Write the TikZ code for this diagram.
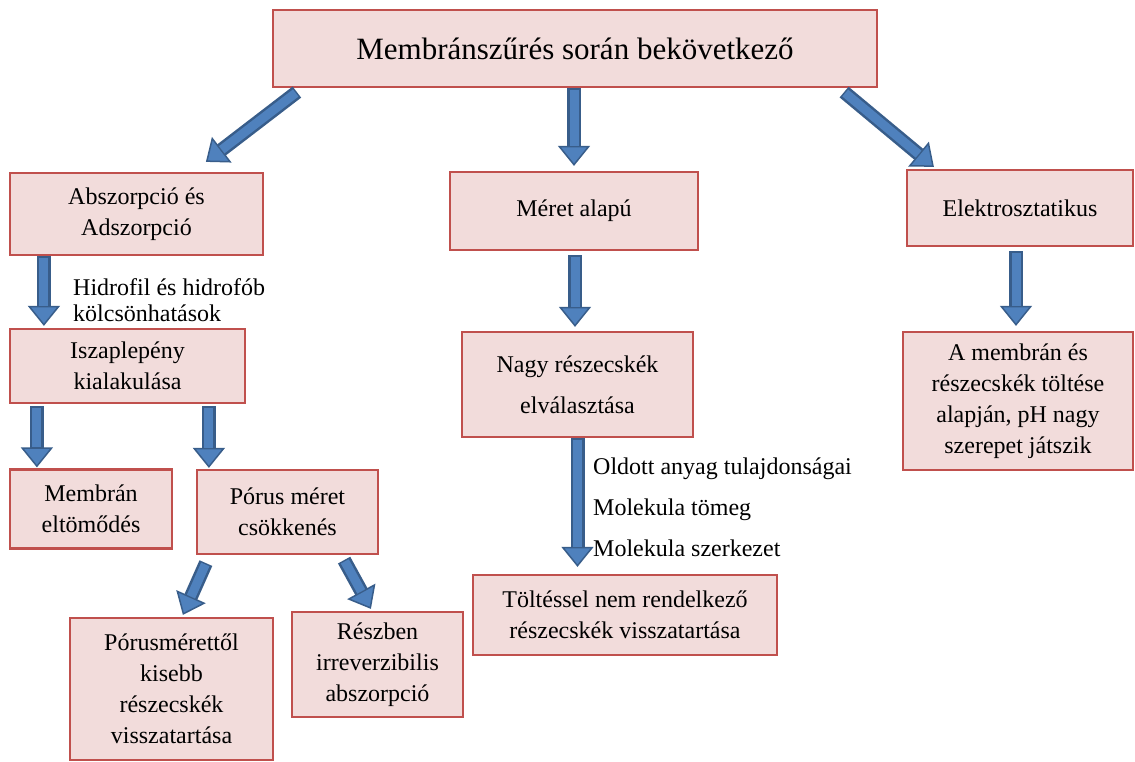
\documentclass[tikz,border=0pt]{standalone}
\usepackage{fontspec}
\setmainfont{Liberation Serif}
\usetikzlibrary{arrows.meta,calc}
\definecolor{boxfill}{HTML}{F2DCDB}
\definecolor{boxline}{HTML}{C0504D}
\definecolor{arrowblue}{HTML}{4F81BD}
\definecolor{arrowdark}{HTML}{385D8A}
\tikzset{
  box/.style={draw=boxline, fill=boxfill, line width=2.2pt, rectangle, align=center,
    inner sep=0pt, font=\fontsize{24}{31}\selectfont},
  blockarrow/.style={line width=14pt, draw=arrowdark,
    -{Triangle[length=20pt,width=32pt,line width=1.5pt,fill=arrowblue]},
    postaction={draw=arrowblue, line width=9pt, -, shorten >=20pt, shorten <=1.5pt}},
  lbl/.style={anchor=west, align=left, inner sep=0pt, font=\fontsize{24}{26}\selectfont}
}
\begin{document}
\begin{tikzpicture}[x=1pt, y=-1pt]
    \useasboundingbox (0,0) rectangle (1135,762);

    % boxes
    \node[box, minimum width=604pt, minimum height=77pt, font=\fontsize{31}{36}\selectfont] (top) at (575,48.5) {Membránszűrés során bekövetkező};
    \node[box, minimum width=253pt, minimum height=82pt] (abs) at (136.5,214) {Abszorpció és\\Adszorpció};
    \node[box, minimum width=248pt, minimum height=78pt] (meret) at (574,211) {Méret alapú};
    \node[box, minimum width=226pt, minimum height=76pt] (elek) at (1020,208) {Elektrosztatikus};
    \node[box, minimum width=235pt, minimum height=74pt] (iszap) at (127.5,366) {Iszaplepény\\kialakulása};
    \node[box, minimum width=162pt, minimum height=79pt] (membr) at (91,509) {Membrán\\eltömődés};
    \node[box, minimum width=181pt, minimum height=84pt] (porus) at (287.5,512) {Pórus méret\\csökkenés};
    \node[box, minimum width=203pt, minimum height=142pt] (porusm) at (171.5,689) {Pórusmérettől\\kisebb\\részecskék\\visszatartása};
    \node[box, minimum width=171pt, minimum height=105pt] (reszben) at (377.5,664.5) {Részben\\irreverzibilis\\abszorpció};
    \node[box, minimum width=231pt, minimum height=105pt] (nagy) at (577.5,384.5) {Nagy részecskék\\[10pt]elválasztása};
    \node[box, minimum width=304pt, minimum height=80pt] (toltes) at (625,615) {Töltéssel nem rendelkező\\részecskék visszatartása};
    \node[box, minimum width=230pt, minimum height=138pt] (amem) at (1018,401) {A membrán és\\részecskék töltése\\alapján, pH nagy\\szerepet játszik};

    % arrow labels
    \node[lbl] (hidro) at (73,300) {Hidrofil és hidrofób\\kölcsönhatások};
    \node[lbl, font=\fontsize{24}{41}\selectfont] (oldott) at (593,507) {Oldott anyag tulajdonságai\\Molekula tömeg\\Molekula szerkezet};

    % arrows
    \draw[blockarrow] ($(top.south west)+(25,4)$) -- ($(abs.north west)+(197,-10)$);
    \draw[blockarrow] (top.south -| meret.north) -- ($(meret.north)+(0,-5)$);
    \draw[blockarrow] ($(top.south east)+(-34,4)$) -- ($(elek.north west)+(28,-2)$);
    \draw[blockarrow] ($(abs.south west)+(35,0)$) -- ($(iszap.north west)+(35,-2)$);
    \draw[blockarrow] ($(iszap.south west)+(28,2)$) -- ($(membr.north west)+(28,-1)$);
    \draw[blockarrow] ($(iszap.south west)+(200,2)$) -- ($(porus.north west)+(13,-1)$);
    \draw[blockarrow] ($(porus.south west)+(10,8)$) -- ($(porusm.north west)+(114,-2)$);
    \draw[blockarrow] ($(porus.south east)+(-35,5)$) -- ($(reszben.north west)+(80,-2)$);
    \draw[blockarrow] ($(meret.south)+(1,4)$) -- ($(nagy.north)+(-2.5,-4)$);
    \draw[blockarrow] (nagy.south) -- ($(nagy.south |- toltes.north)+(0,-7)$);
    \draw[blockarrow] ($(elek.south)+(-4,4)$) -- ($(amem.north)+(-2,-5)$);
\end{tikzpicture}
\end{document}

· · · · ·

Short exercise -
Starting at the first line of the material, output exactly the lines up to and including the one with "(0,0) rectangle (1135,762);". Do not include the pictures.

Task solution -
Write the TikZ code for this diagram.
\documentclass[tikz,border=0pt]{standalone}
\usepackage{fontspec}
\setmainfont{Liberation Serif}
\usetikzlibrary{arrows.meta,calc}
\definecolor{boxfill}{HTML}{F2DCDB}
\definecolor{boxline}{HTML}{C0504D}
\definecolor{arrowblue}{HTML}{4F81BD}
\definecolor{arrowdark}{HTML}{385D8A}
\tikzset{
  box/.style={draw=boxline, fill=boxfill, line width=2.2pt, rectangle, align=center,
    inner sep=0pt, font=\fontsize{24}{31}\selectfont},
  blockarrow/.style={line width=14pt, draw=arrowdark,
    -{Triangle[length=20pt,width=32pt,line width=1.5pt,fill=arrowblue]},
    postaction={draw=arrowblue, line width=9pt, -, shorten >=20pt, shorten <=1.5pt}},
  lbl/.style={anchor=west, align=left, inner sep=0pt, font=\fontsize{24}{26}\selectfont}
}
\begin{document}
\begin{tikzpicture}[x=1pt, y=-1pt]
    \useasboundingbox (0,0) rectangle (1135,762);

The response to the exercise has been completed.